Thomas-Jensen says he believes that after 17 years of failed leadership, the non-security-designated donor funds for Somalia should be conditioned on helping the Mogadishu government of President Sheikh Sharif Sheikh Ahmed become a credible and inclusive body that can achieve legitimacy with its Islamist rivals and among the general public.

“The issue of simply providing money to the greatest strongman in Somalia in the hopes that he will exert control militarily over the country has failed miserably time and time again. And so direct support to this government ought to be conditioned very heavily on the behavior of security forces and the political moves that Sheikh Sharif makes to make his government a more inclusive body,” he notes.

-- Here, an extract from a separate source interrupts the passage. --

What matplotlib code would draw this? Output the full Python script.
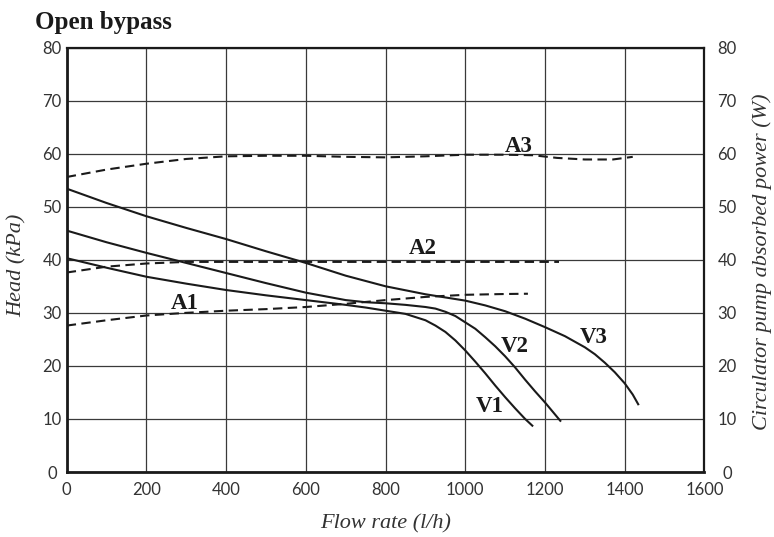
import matplotlib
matplotlib.use("Agg")
import matplotlib.pyplot as plt

# ---- data ----
v1_x = [0, 100, 200, 300, 400, 500, 600, 700, 750, 800, 850, 900, 925, 950, 975, 1000,
        1025, 1050, 1075, 1100, 1125, 1150, 1170]
v1_y = [40.3, 38.5, 36.8, 35.5, 34.3, 33.3, 32.4, 31.5, 31.0, 30.4, 29.8, 28.6, 27.6, 26.4, 24.8, 22.9,
        20.8, 18.6, 16.3, 14.1, 12.0, 10.0, 8.6]

v2_x = [0, 100, 200, 300, 400, 500, 600, 700, 750, 800, 850, 900, 925, 950, 975, 1000, 1025,
        1050, 1075, 1100, 1125, 1150, 1175, 1200, 1220, 1240]
v2_y = [45.5, 43.3, 41.3, 39.4, 37.5, 35.6, 33.8, 32.4, 32.0, 31.8, 31.5, 31.1, 30.8, 30.2, 29.4, 28.2, 27.0,
        25.4, 23.7, 21.8, 19.7, 17.4, 15.2, 13.1, 11.3, 9.5]

v3_x = [0, 100, 200, 300, 400, 500, 600, 700, 800, 900, 1000, 1050, 1100, 1150, 1200, 1250,
        1300, 1325, 1350, 1375, 1400, 1420, 1435]
v3_y = [53.4, 50.7, 48.2, 46.0, 43.9, 41.6, 39.4, 37.0, 35.0, 33.5, 32.3, 31.4, 30.3, 28.9, 27.3, 25.6,
        23.5, 22.2, 20.6, 18.8, 16.7, 14.6, 12.6]

a1_x = [0, 100, 200, 300, 400, 500, 600, 700, 800, 900, 1000, 1100, 1157]
a1_y = [27.6, 28.6, 29.5, 30.0, 30.4, 30.7, 31.1, 31.7, 32.4, 33.0, 33.4, 33.55, 33.6]

a2_x = [0, 100, 200, 300, 400, 600, 800, 1000, 1235]
a2_y = [37.6, 38.7, 39.3, 39.6, 39.6, 39.6, 39.6, 39.6, 39.6]

a3_x = [0, 100, 200, 300, 400, 500, 600, 700, 800, 900, 1000, 1100, 1170, 1230, 1300, 1370, 1420]
a3_y = [55.6, 57.0, 58.1, 59.0, 59.5, 59.6, 59.6, 59.4, 59.3, 59.5, 59.8, 59.8, 59.7, 59.2, 58.9, 58.9, 59.4]

x_ticks = [0, 200, 400, 600, 800, 1000, 1200, 1400, 1600]
y_ticks = [0, 10, 20, 30, 40, 50, 60, 70, 80]

curve_labels = ["V1", "V2", "V3", "A1", "A2", "A3"]
label_x = [1061, 1124, 1322, 296, 894, 1134]
label_y = [12.4, 23.7, 25.4, 31.7, 42.2, 61.4]

title = "Open bypass"
xlabel = "Flow rate (l/h)"
ylabel_left = "Head (kPa)"
ylabel_right = "Circulator pump absorbed power (W)"

# ---- styling ----
serif = ["Liberation Serif", "DejaVu Serif"]
tickfont = dict(family="Lato", weight="normal", size=12)
txtcol = "#333333"

fig = plt.figure(figsize=(7.74, 5.37), dpi=100)
ax = fig.add_axes([0.0862, 0.121, 0.9102 - 0.0862, 0.9115 - 0.121])

ax.set_xlim(0, 1600)
ax.set_ylim(0, 80)
ax.set_xticks(x_ticks)
ax.set_yticks(y_ticks)
ax.grid(True, color="#3a3a3a", linewidth=0.9)
ax.set_axisbelow(True)

lw = 1.5
for xs, ys in [(v1_x, v1_y), (v2_x, v2_y), (v3_x, v3_y)]:
    ax.plot(xs, ys, color="#1a1a1a", linewidth=lw, solid_capstyle="butt",
            solid_joinstyle="round")
for xs, ys in [(a1_x, a1_y), (a2_x, a2_y), (a3_x, a3_y)]:
    ax.plot(xs, ys, color="#1a1a1a", linewidth=lw, dashes=(4.5, 2.6))

for t, lx, ly in zip(curve_labels, label_x, label_y):
    ax.text(lx, ly, t, ha="center", va="center", fontsize=16.5,
            fontweight="bold", family=serif, color="#1a1a1a")

for side in ["left", "bottom"]:
    ax.spines[side].set_linewidth(2.0)
for side in ["top", "right"]:
    ax.spines[side].set_linewidth(1.6)
for s in ax.spines.values():
    s.set_color("#1a1a1a")

ax.tick_params(axis="both", length=0)
ax.tick_params(axis="y", pad=10.6)
ax.tick_params(axis="x", pad=7)
for lab in ax.get_yticklabels():
    lab.set_horizontalalignment("center")
for lab in ax.get_xticklabels() + ax.get_yticklabels():
    lab.set_fontfamily(tickfont["family"])
    lab.set_fontweight(tickfont["weight"])
    lab.set_fontsize(tickfont["size"])
    lab.set_color(txtcol)

ax2 = ax.twinx()
ax2.set_ylim(0, 80)
ax2.set_yticks(y_ticks)
ax2.tick_params(axis="y", length=0, pad=16.2)
for lab in ax2.get_yticklabels():
    lab.set_horizontalalignment("center")
    lab.set_fontfamily(tickfont["family"])
    lab.set_fontweight(tickfont["weight"])
    lab.set_fontsize(tickfont["size"])
    lab.set_color(txtcol)
for s in ax2.spines.values():
    s.set_visible(False)

fig.text(386 / 774, 1 - 524 / 537, xlabel, ha="center", va="center",
         fontsize=16, style="italic", family=serif, color=txtcol)
fig.text(17 / 774, 1 - 265 / 537, ylabel_left, ha="center", va="center",
         rotation=90, fontsize=16, style="italic", family=serif, color=txtcol)
fig.text(762 / 774, 1 - 262 / 537, ylabel_right, ha="center", va="center",
         rotation=90, fontsize=16, style="italic", family=serif, color=txtcol)
fig.text(35 / 774, 1 - 22 / 537, title, ha="left", va="center",
         fontsize=18, fontweight="bold", family=serif, color="#1a1a1a")

fig.savefig("out.png", dpi=100)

The election of President Sheikh Sharif in January has failed to slow the exodus of Somalis seeking refuge in neighboring Kenya. The UN High Commissioner for Refugees (UNHCR) reports that so far in 2009, more than 23,000 new asylum seekers have crossed the border into northeastern Kenya’s Dadaab refigee camp, making it the world’s largest. Thomas-Jensen does not see many refugees ready to return to Somalia under current conditions. He says it will take time for Sheikh Sharif’s government to upgrade its handling of the security situation, particularly against attacks by immoderate, extremist Islamist factions to convince the departees to return to their homes.

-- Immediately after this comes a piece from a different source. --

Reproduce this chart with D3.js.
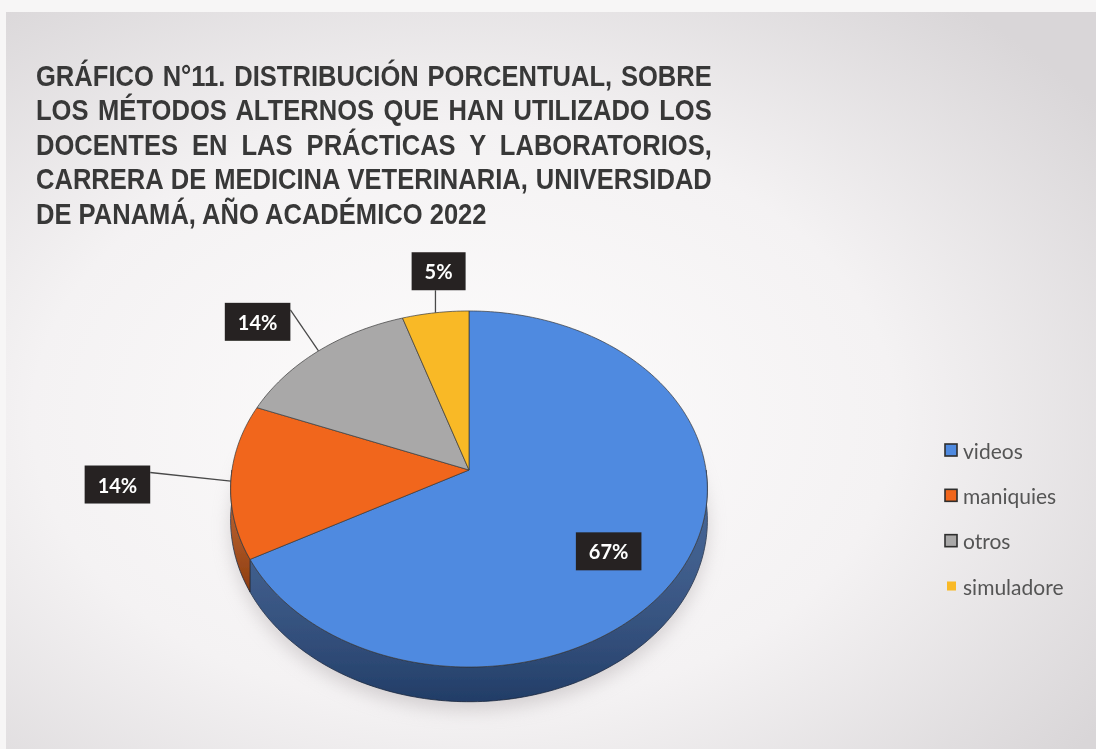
<!DOCTYPE html>
<html>
<head>
<meta charset="utf-8">
<script src="https://cdn.jsdelivr.net/npm/d3@7"></script>
<style>
  body { margin: 0; background: #f4f2f3; }
  svg { display: block; }
</style>
</head>
<body>
<svg id="chart" width="1096" height="749"></svg>
<script>
// ---------------------------------------------------------------------------
// Dati del grafico
// ---------------------------------------------------------------------------
const titleLines = [
  "GRÁFICO N°11. DISTRIBUCIÓN PORCENTUAL, SOBRE",
  "LOS MÉTODOS ALTERNOS QUE HAN UTILIZADO LOS",
  "DOCENTES EN LAS PRÁCTICAS Y LABORATORIOS,",
  "CARRERA DE MEDICINA VETERINARIA, UNIVERSIDAD",
  "DE PANAMÁ, AÑO ACADÉMICO 2022"
];
const categories = ["videos", "maniquies", "otros", "simuladore"];
const percents = [67, 14, 14, 5];

// colori delle fette (faccia superiore e lato)
const topColors = ["#508ae0", "#f1661b", "#a9a8a8", "#f9b925"];
const sideColors = ["#2d5189", "#b84e12", "#767676", "#b8861a"];

// posizione delle etichette: raggio relativo e piccolo spostamento
const labelRadius = [0.66, 1.48, 1.45, 1.3];
const labelShiftY = [20, -2, 19, 0];
const labelShiftX = [0, 2, 0, 12];

const width = 1096, height = 749;
const svg = d3.select("#chart");

// ---------------------------------------------------------------------------
// Sfondo (foto di una diapositiva)
// ---------------------------------------------------------------------------
const defs = svg.append("defs");
const bg = defs.append("radialGradient").attr("id", "bg")
  .attr("cx", "42%").attr("cy", "55%").attr("r", "72%");
bg.append("stop").attr("offset", "0%").attr("stop-color", "#fdfcfc");
bg.append("stop").attr("offset", "55%").attr("stop-color", "#f4f2f3");
bg.append("stop").attr("offset", "100%").attr("stop-color", "#d9d6d8");

// ombreggiatura del lato: più scuro verso il basso
const sideShade = defs.append("linearGradient").attr("id", "sideShade")
  .attr("x1", 0).attr("y1", 0).attr("x2", 0).attr("y2", 1);
sideShade.append("stop").attr("offset", "0%").attr("stop-color", "#ffffff").attr("stop-opacity", 0.12);
sideShade.append("stop").attr("offset", "100%").attr("stop-color", "#000000").attr("stop-opacity", 0.25);

defs.append("filter").attr("id", "shadow")
  .attr("x", "-20%").attr("y", "-20%").attr("width", "140%").attr("height", "140%")
  .append("feGaussianBlur").attr("stdDeviation", 9);
defs.append("filter").attr("id", "soft")
  .append("feGaussianBlur").attr("stdDeviation", 0.45);

svg.append("rect").attr("width", width).attr("height", height).attr("fill", "#f7f6f6");
svg.append("rect").attr("x", 6).attr("y", 12).attr("width", width - 6).attr("height", height - 12)
  .attr("fill", "url(#bg)");

// ---------------------------------------------------------------------------
// Torta 3D in prospettiva
// ---------------------------------------------------------------------------
const cx = 469, cy = 470;   // centro della torta (punto di convergenza)
const A = 237, B = 176;     // semiassi prima della prospettiva
const k = 0.1067;           // fattore di prospettiva
const depth = 31;           // spessore

// angolo (da mezzogiorno, orario), raggio relativo, abbassamento
function proj(a, r, drop) {
  const u = r * Math.sin(a), v = -r * Math.cos(a);
  const w = 1 - k * v;
  return [cx + A * u / w, cy + (B * v + drop) / w];
}

function arcPoints(a0, a1, drop) {
  const n = Math.max(2, Math.ceil((a1 - a0) / 0.02));
  return d3.range(n + 1).map(i => proj(a0 + (a1 - a0) * i / n, 1, drop));
}

const pie = d3.pie().sort(null).value(d => d)(percents);
const line = d3.line();

// ombra sotto la torta
svg.append("path")
  .attr("d", line(arcPoints(0, 2 * Math.PI, depth + 8)) + "Z")
  .attr("fill", "#b9b3b5")
  .attr("opacity", 0.55)
  .attr("filter", "url(#shadow)");

const pieG = svg.append("g").attr("filter", "url(#soft)");

// lati visibili (metà anteriore)
pie.forEach((d, i) => {
  const a0 = Math.max(d.startAngle, Math.PI / 2);
  const a1 = Math.min(d.endAngle, 3 * Math.PI / 2);
  if (a1 <= a0) return;
  const pts = arcPoints(a0, a1, 0).concat(arcPoints(a0, a1, depth).reverse());
  const p = line(pts) + "Z";
  pieG.append("path")
    .attr("d", p)
    .attr("fill", sideColors[i])
    .attr("stroke", "#1f2f48")
    .attr("stroke-width", 0.8);
  pieG.append("path")
    .attr("d", p)
    .attr("fill", "url(#sideShade)");
});

// facce superiori
pie.forEach((d, i) => {
  const pts = [proj(0, 0, 0)].concat(arcPoints(d.startAngle, d.endAngle, 0));
  pieG.append("path")
    .attr("d", line(pts) + "Z")
    .attr("fill", topColors[i])
    .attr("stroke", "#3a3a3a")
    .attr("stroke-opacity", 0.7)
    .attr("stroke-width", 1);
});

// ---------------------------------------------------------------------------
// Etichette con linee guida
// ---------------------------------------------------------------------------
const labelG = svg.append("g").attr("filter", "url(#soft)");
pie.forEach((d, i) => {
  const mid = (d.startAngle + d.endAngle) / 2;
  const [lx0, ly0] = proj(mid, labelRadius[i], 0);
  const lx = lx0 + labelShiftX[i], ly = ly0 + labelShiftY[i];

  const g = labelG.append("g");
  const txt = g.append("text")
    .attr("x", lx).attr("y", ly)
    .attr("text-anchor", "middle")
    .attr("dominant-baseline", "central")
    .style("font-family", "Lato, 'Open Sans', sans-serif")
    .style("font-weight", "bold")
    .style("font-size", "20px")
    .style("fill", "#ffffff")
    .text(percents[i] + "%");
  const tw = txt.node().getComputedTextLength();
  const bw = tw + 26, bh = 38;
  g.insert("rect", "text")
    .attr("x", lx - bw / 2).attr("y", ly - bh / 2)
    .attr("width", bw).attr("height", bh)
    .attr("fill", "#262423");

  if (labelRadius[i] > 1) {
    const [px, py] = proj(mid, 1, 0);
    let sx, sy;
    if (py > ly + bh / 2 && Math.abs(px - lx) < bw / 2) {
      sx = px; sy = ly + bh / 2;
    } else {
      sx = lx + bw / 2; sy = ly - bh / 2 + 7;
    }
    labelG.append("line")
      .attr("x1", sx).attr("y1", sy).attr("x2", px).attr("y2", py)
      .attr("stroke", "#4a4a4a").attr("stroke-width", 1.3);
  }
});

// ---------------------------------------------------------------------------
// Legenda
// ---------------------------------------------------------------------------
const legendY = d3.scalePoint().domain(categories).range([450, 586]);
const legend = svg.append("g").attr("filter", "url(#soft)");
categories.forEach((c, i) => {
  const y = legendY(c);
  const last = i === categories.length - 1;
  const s = last ? 9 : 12;
  legend.append("rect")
    .attr("x", 945 + (last ? 2 : 0)).attr("y", y - s / 2)
    .attr("width", s).attr("height", s)
    .attr("fill", topColors[i])
    .attr("stroke", last ? "none" : "#2e2e2e")
    .attr("stroke-width", 1.6);
  legend.append("text")
    .attr("x", 963).attr("y", y)
    .attr("dominant-baseline", "central")
    .style("font-family", "Lato, 'Open Sans', sans-serif")
    .style("font-size", "21px")
    .style("fill", "#555555")
    .text(c);
});

// ---------------------------------------------------------------------------
// Titolo giustificato e condensato
// ---------------------------------------------------------------------------
const titleX = 36, titleRight = 712;
const titleG = svg.append("g").attr("filter", "url(#soft)");
const tl = titleG.selectAll("text").data(titleLines).enter().append("text")
  .attr("x", 0).attr("y", (d, i) => 86 + i * 34.5)
  .style("font-family", "'Liberation Sans', Arial, sans-serif")
  .style("font-weight", "bold")
  .style("font-size", "30px")
  .style("fill", "#383838")
  .text(d => d);

const nodes = tl.nodes();
const widths = nodes.map(n => n.getComputedTextLength());
// compressione orizzontale: la riga più lunga deve stare nella larghezza
const sx = d3.min(widths.slice(0, -1), w => (titleRight - titleX) / w) * 0.995;
titleG.attr("transform", `translate(${titleX},0) scale(${sx},1)`);
nodes.forEach((n, i) => {
  if (i === nodes.length - 1) return;
  const spaces = titleLines[i].split(" ").length - 1;
  const target = (titleRight - titleX) / sx;
  d3.select(n).attr("word-spacing", (target - widths[i]) / spaces);
});
</script>
</body>
</html>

“At this point, I doubt we’re going to see any sort of mass movement of refugees and IDP’s (internally displaced persons) from camps both in Kenya and inside Somalia back to their areas of origin until there’s a proven track record by the TFG and Sheikh Sharif that he can provide some basic security in Mogadishu and its surrounds. That is the core issue in Somalia right now: how to build the political coalition under the umbrella of the TFG, and how to establish a professional, credible security force that is responsible to the political actors in the TFG that can provide security for civilians,” he said.

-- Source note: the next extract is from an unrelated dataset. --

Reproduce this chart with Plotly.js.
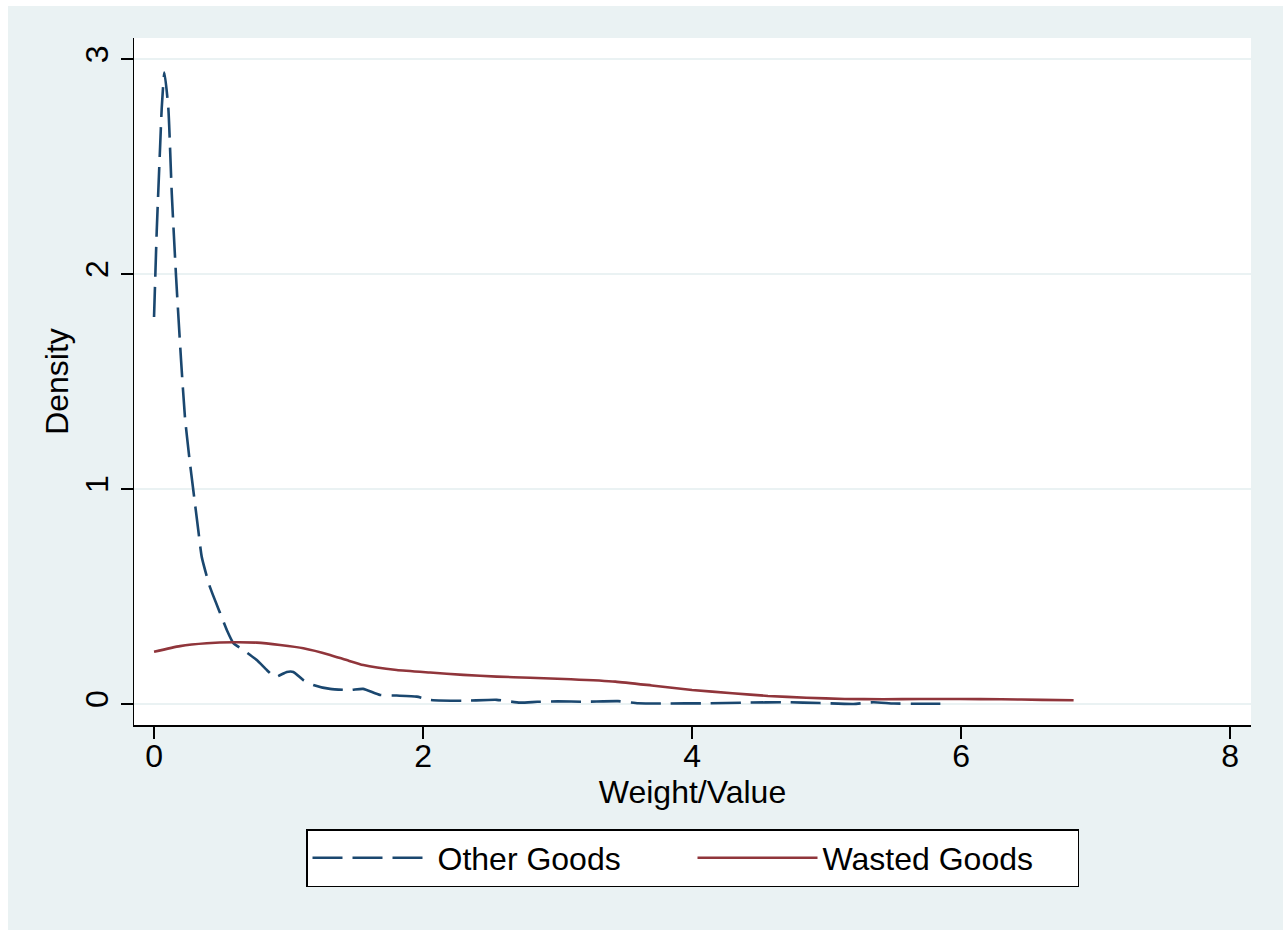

The recent return to Mogadishu of Sheikh Hassan Dahir Aweys, who headed Somalia’s Islamic Courts Union regime three years ago, poses an additional challenge to the current government. Thomas-Jensen says the radical cleric, who controlled the Somali capital between June and December, 2006, will most likely try to regain influence in Somalia by using the presence of AMISOM and the international funding it receives to portray his rival Sheikh Sharif Sheikh Ahmed as a puppet and tool of western and international interests.

“I think Sheikh Aweys’ presence in the Somali capital is an indication, one, that he wants to be a player. He sees an opportunity here to try to carve out some political space for himself to make a run at a greater role. And whether it’s in the TFG or of the armed opposition. But I think it’s really too early to tell at this point exactly how his presence in Mogadishu is going to play out and whether or not he stays there for an extended period of time or if he returns to Eritrea,” notes Thomas-Jensen.

As humanitarian agencies work to help the current government build a capacity to deliver health services, clean water, education, and food assistance to make refugees feel safe and confident enough to return home, UN authorities and aid agencies also are being forced to tackle other humanitarian challenges in Somalia. Friday’s meeting in London is expected to address factors such as danger on the high seas from piracy, Somalis who put themselves in peril attempting to cross the Gulf of Aden to Yemen in unsafe vessels, and unfortunate asylum seekers who are forcibly rejected by Kenyan border authorities and returned to destitute circumstances on the Somali side of the border.

On the issue of forcible return, the Enough Project’s Colin Thomas-Jensen suggests that international authorities need to send a clear message to the Nairobi government “from the highest level, both from the United Nations and from countries that have influence,” particularly the United States, that it is unacceptable to be relocating refugees by forcible return and in fact, is a violation of international law.